Correction note: This article reported that SMRT Trains’ Chief Executive Lee Ling Wee and Executive Vice-President, Experience Dawn Low are expected to leave the organisation. SMRT has said that these statements are incorrect. Mr Lee has said: “The recent media speculation and reporting of my departure from SMRT is not true. I enjoy working with my team and am fully committed to my work at SMRT. I am not leaving.” We are sorry for the error.
[Update: 15 June 2019, 12.50pm]
Earlier this April, SMRT faced a wave of resignations from its HR and engineering executives.
Today, The Straits Times reported that two more deputy directors from the HR department have quit.
SMRT Trains chief executive Lee Ling Wee will also be stepping down from his role.
He is in the midst of handing over his duties to Lam Sheau Kai, who currently reports to Lee.
Lam is the deputy managing director for the upcoming Thomson-East Coast MRT line, which is slated to open by year-end.
According to sources who are close to Lee, he is likely to leave once Lam is ready to assume the new role.
“He wants to ensure a smooth handover so as not to jeopardise all the efforts in recent years to raise and maintain high standards,” one told The Straits Times.
Another veteran, Dawn Low, who heads SMRT’s commercial business is also expected to leave.
Low served under former SMRT CEO Desmond Koh and his predecessor, Saw Phaik Hwa. She has also helped to build up SMRT’s retail arm, which has grown to be the group’s single biggest income earner.
In April last year, SMRT CEO Desmond Kuek stepped down from his post after nearly six years, during what was probably the company’s most tumultuous period.
Barely a week after Kuek vacated his role, Gerard Koh — SMRT’s chief corporate officer in charge of IT, procurement, HR and training — tendered his resignation.
Following his departure, 30 executives in SMRT’s human resource (HR) department have resigned from the company within the past 8 months.
Their ranks vary across all levels, and they have either left or are serving notice.
In addition, two senior engineers also left the firm since August last year.
One is a senior vice-president of maintenance and engineering, while the other led Singapore Rail Engineering, which is a business unit set up by Kuek five years ago to build and market SMRT’s engineering expertise.

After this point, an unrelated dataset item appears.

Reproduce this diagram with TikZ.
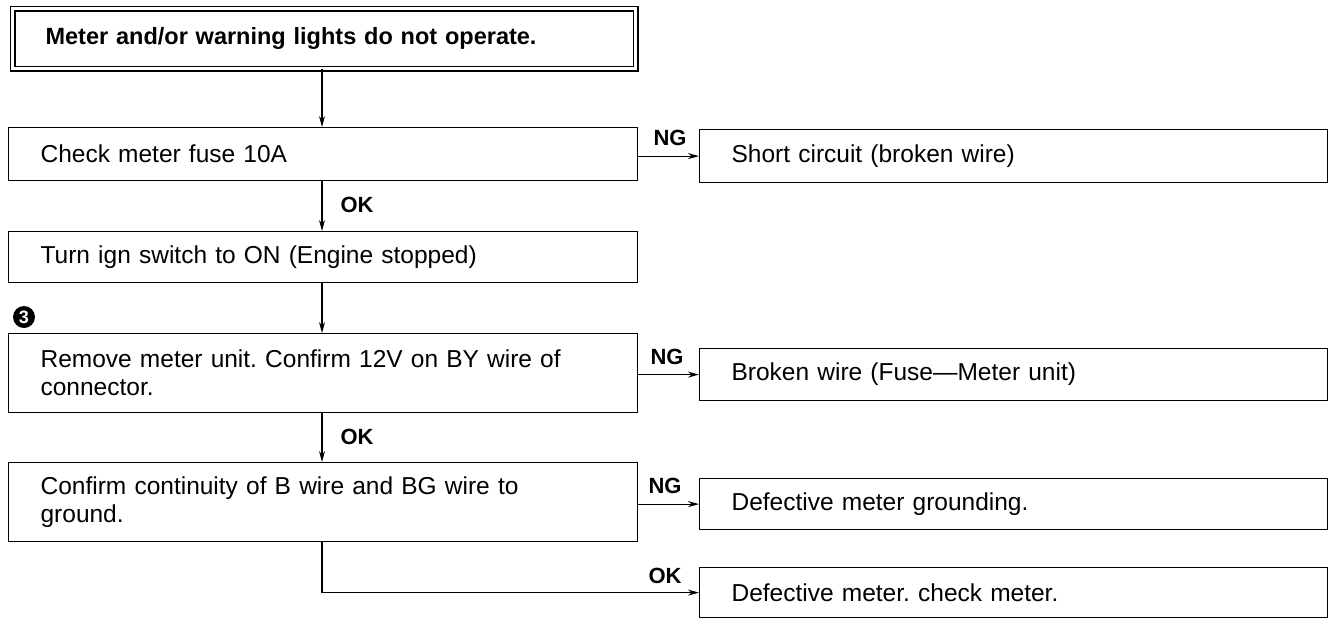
\documentclass[tikz,border=0pt]{standalone}
\usepackage{fontspec}
\setmainfont{Liberation Sans}
\usetikzlibrary{arrows.meta}
\frenchspacing
\begin{document}
\begin{tikzpicture}[x=1pt,y=-1pt,
  box/.style={draw, line width=1.2pt, rectangle, inner xsep=32pt, inner ysep=0pt,
    align=left, anchor=north west, font=\fontsize{24.5}{28}\selectfont},
  lbox/.style={box, text width=565pt},
  rbox/.style={box, text width=564pt},
  lbl/.style={font=\bfseries\fontsize{22}{22}\selectfont, inner sep=0pt},
  arr/.style={line width=1.2pt, -{Stealth[length=11pt,width=6pt]}}
]
\useasboundingbox (0,0) rectangle (1330,619);

% title
\node[draw, double, double distance=3.6pt, line width=1.2pt, rectangle,
  inner xsep=33pt, inner ysep=0pt, anchor=north west, minimum height=60pt,
  text width=557pt, align=left, font=\bfseries\fontsize{23.5}{28}\selectfont]
  (title) at (12,8) {Meter and/or warning lights do not operate.};

% left column
\node[lbox, minimum height=53pt] (b1) at (8,127) {Check meter fuse 10A};
\node[lbox, minimum height=51pt] (b2) at (8,231) {Turn ign switch to ON (Engine stopped)};
\node[lbox, minimum height=79pt] (b3) at (8,333) {Remove meter unit. Confirm 12V on BY wire of\\connector.};
\node[lbox, minimum height=79pt] (b4) at (8,462) {Confirm continuity of B wire and BG wire to\\ground.};

% right column
\node[rbox, minimum height=53pt] (r1) at (699,129) {Short circuit (broken wire)};
\node[rbox, minimum height=52pt] (r2) at (699,348) {Broken wire (Fuse---Meter unit)};
\node[rbox, minimum height=51pt] (r3) at (699,478) {Defective meter grounding.};
\node[rbox, minimum height=50pt] (r4) at (699,567) {Defective meter. check meter.};

% step marker
\node[circle, fill=black, inner sep=0pt, minimum size=22pt, text=white,
  font=\bfseries\fontsize{18}{18}\selectfont] (m3) at (24,317) {3};

% vertical arrows
\coordinate (x0) at (322,0);
\draw[arr] (title.south -| x0) -- (b1.north -| x0);
\draw[arr] (b1.south -| x0) -- (b2.north -| x0);
\draw[arr] (b2.south -| x0) -- (b3.north -| x0);
\draw[arr] (b3.south -| x0) -- (b4.north -| x0);
\node[lbl] (ok1) at (357,205) {OK};
\node[lbl] (ok2) at (357,437) {OK};

% NG arrows
\draw[arr] (b1.east |- r1.west) -- (r1.west);
\node[lbl] (ng1) at (670,138) {NG};
\draw[arr] (b3.east |- r2.west) -- (r2.west);
\node[lbl] (ng2) at (667,357) {NG};
\draw[arr] (b4.east |- r3.west) -- (r3.west);
\node[lbl] (ng3) at (665,486) {NG};

% OK path
\draw[arr] (b4.south -| x0) |- (r4.west);
\node[lbl] (ok3) at (665,576) {OK};
\end{tikzpicture}
\end{document}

According to The Straits Times, SMRT’s corporate communications department is also affected by resignations.
It was unclear how many people from the said department have resigned except for SMRT’s chief commuter engagement officer.
This wave of resignations is expected to not end anytime soon as sources predict that more resignations will take place once the annual bonus is paid next month.
What Do These Resignations Mean?
Commenting on these resignations, SMRT said that they have “streamlined and reassigned headcount from corporate headquarters“.
The statement does not account for much, and does not explain why they are facing a HR exodus.
It could be that SMRT HR’s department is undergoing business reformation under new leadership and those who feel misaligned to this new direction could have resigned.
At the end of the day, HR is a core and vital function within the company so the management needs to step up and do something about it if it continues to ‘bleed’.
On the flipside, SMRT can use this opportunity to rebuild a team that is aligned to its vision and can follow its new direction.